Já a lei catarinense, em vigor desde 15 de junho, afirma que “fica vedado o emprego em documentos oficiais de linguagem que, contrariando as regras gramaticais da língua portuguesa, pretendam se referir a gênero neutro”. Além disso, a norma proíbe o uso, nas instituições de ensino, de “novas formas de flexão de gênero e de número das palavras da língua portuguesa, em contrariedade às regras gramaticais consolidadas e nacionalmente ensinadas”.
O caso de Rondônia foi levado a Plenário virtual no começo de dezembro, mas o ministro Nunes Marques fez um pedido de destaque, e o julgamento foi adiado.
Marques, aliás, é relator do caso de Santa Catarina, que ainda não começou a ser julgado e se originou de uma petição do Partido dos Trabalhadores (PT).
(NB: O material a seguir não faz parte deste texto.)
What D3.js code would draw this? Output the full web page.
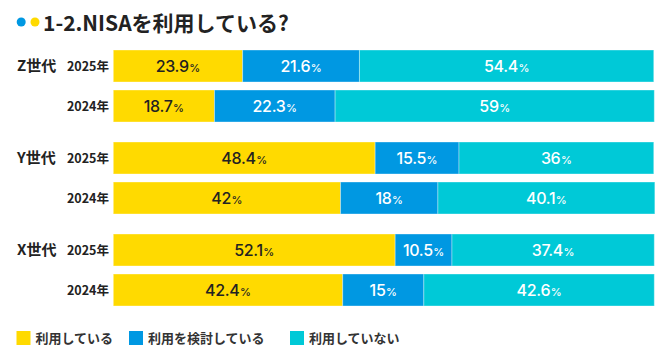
<!DOCTYPE html>
<html><head><meta charset="utf-8">
<script src="https://cdn.jsdelivr.net/npm/d3@7"></script>
<style>body{margin:0;background:#fff}svg{display:block}</style>
</head><body>
<script>
const groups = ["Z世代","Y世代","X世代"];
const years = ["2025年","2024年"];
const seriesNames = ["利用している","利用を検討している","利用していない"];
const colors = ["#FFDA00","#0098E2","#00C9D7"];
const labelColors = ["#222222","#ffffff","#ffffff"];
const using = [[23.9,18.7],[48.4,42],[52.1,42.4]];
const considering = [[21.6,22.3],[15.5,18],[10.5,15]];
const notUsing = [[54.4,59],[36,40.1],[37.4,42.6]];

const W=670,H=364;
const svg=d3.select("body").append("svg").attr("width",W).attr("height",H);
const font="'Noto Sans CJK JP','Noto Sans',sans-serif";
const numFont="Inter,'Noto Sans',sans-serif";

// title
svg.append("circle").attr("cx",21.2).attr("cy",22).attr("r",4.5).attr("fill","#0098E2");
svg.append("circle").attr("cx",35).attr("cy",22).attr("r",4.5).attr("fill","#FFDA00");
svg.append("text").attr("x",43).attr("y",30.5).attr("font-family",font).attr("font-weight",700)
  .attr("font-size",21).attr("fill","#222").text("1-2.NISAを利用している?");

const x=d3.scaleLinear().domain([0,100]).range([113.3,654.3]);
const yG=d3.scaleBand().domain(groups).range([40,316]).paddingInner(20/92).paddingOuter(10/92);
const yY=d3.scaleBand().domain(years).range([0,yG.bandwidth()]).paddingInner(0.2).paddingOuter(0);

const rows=[];
groups.forEach((g,gi)=>years.forEach((yr,yi)=>{
  const vals=[using[gi][yi],considering[gi][yi],notUsing[gi][yi]];
  let c=0;
  const segs=vals.map((v,si)=>{const s={g,yr,si,v,x0:c,x1:c+v};c+=v;return s;});
  rows.push({g,yr,segs,y:yG(g)+yY(yr)});
}));

groups.forEach(g=>{
  svg.append("text").attr("x",17).attr("y",yG(g)+yY(years[0])+yY.bandwidth()/2)
    .attr("dy","0.36em").attr("font-family",font).attr("font-weight",700).attr("font-size",15)
    .attr("fill","#222").text(g);
});

const row=svg.selectAll("g.row").data(rows).enter().append("g").attr("class","row")
  .attr("transform",d=>`translate(0,${d.y})`);
row.append("text").attr("x",109).attr("y",yY.bandwidth()/2).attr("dy","0.36em")
  .attr("text-anchor","end").attr("font-family",font).attr("font-weight",700).attr("font-size",12.5)
  .attr("fill","#222").text(d=>d.yr);
row.selectAll("rect").data(d=>d.segs).enter().append("rect")
  .attr("x",d=>x(d.x0)).attr("width",d=>x(d.x1)-x(d.x0)).attr("y",0).attr("height",yY.bandwidth())
  .attr("fill",d=>colors[d.si]).attr("stroke","rgba(255,255,255,0.35)").attr("stroke-width",1);
const lab=row.selectAll("text.val").data(d=>d.segs).enter().append("text").attr("class","val")
  .attr("x",d=>(x(d.x0)+x(d.x1))/2).attr("y",yY.bandwidth()/2).attr("dy","0.36em")
  .attr("text-anchor","middle").attr("font-family",numFont).attr("font-weight",500)
  .attr("fill",d=>labelColors[d.si]);
lab.append("tspan").attr("font-size",16).attr("letter-spacing","-0.3").text(d=>d.v);
lab.append("tspan").attr("font-size",11).attr("dx",0.5).text("%");

// legend
const legX=[16.5,129,290];
const leg=svg.selectAll("g.leg").data(seriesNames).enter().append("g").attr("class","leg")
  .attr("transform",(d,i)=>`translate(${legX[i]},331)`);
leg.append("rect").attr("width",14).attr("height",14).attr("fill",(d,i)=>colors[i]);
leg.append("text").attr("x",19).attr("y",7).attr("dy","0.36em").attr("font-family",font)
  .attr("font-weight",700).attr("font-size",13).attr("fill","#333").text(d=>d);
</script>
</body></html>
Segundo o PT, o decreto catarinense “viola os direitos à igualdade, à não discriminação, o princípio da dignidade da pessoa humana e o direito à educação”.
O PT afirma que o fato de o gênero neutro no português ser o masculino é “um dos símbolos do machismo socialmente enraizado”. Diz ainda que a língua portuguesa “não previu a mudança de paradigma que está ocorrendo no mundo e no país há alguns anos”, e que os estudos feministas e a “teoria queer” são “frutos da evolução social e da necessidade de transformação daí sobrevinda”.
O partido cita o “Manifesto Ile Para uma Comunicação Radicalmente Inclusiva”, um texto de blog de um autodenominado “artista social” que prega o uso do pronome neutro “ile”, e fala em outras sugestões de sistemas para a utilização da linguagem neutra, como o “sistema ILU”, que propõe a substituição de ‘ele/ela’ por ‘ilu’, ‘dele/dela’ por ‘dilu’, ‘meu/minha’ por ‘mi/minhe’, ‘seu/sua’ por ‘su/sue’, ‘aquele/aquela’ por ‘aquelu’ e ‘o/a’ por ‘le’. Para o PT, lutar para mudar a língua portuguesa com ideias desse tipo “é, de fato, essencial, tendo em vista que a linguagem funciona como formadora e informadora do contexto de cada cidadão”.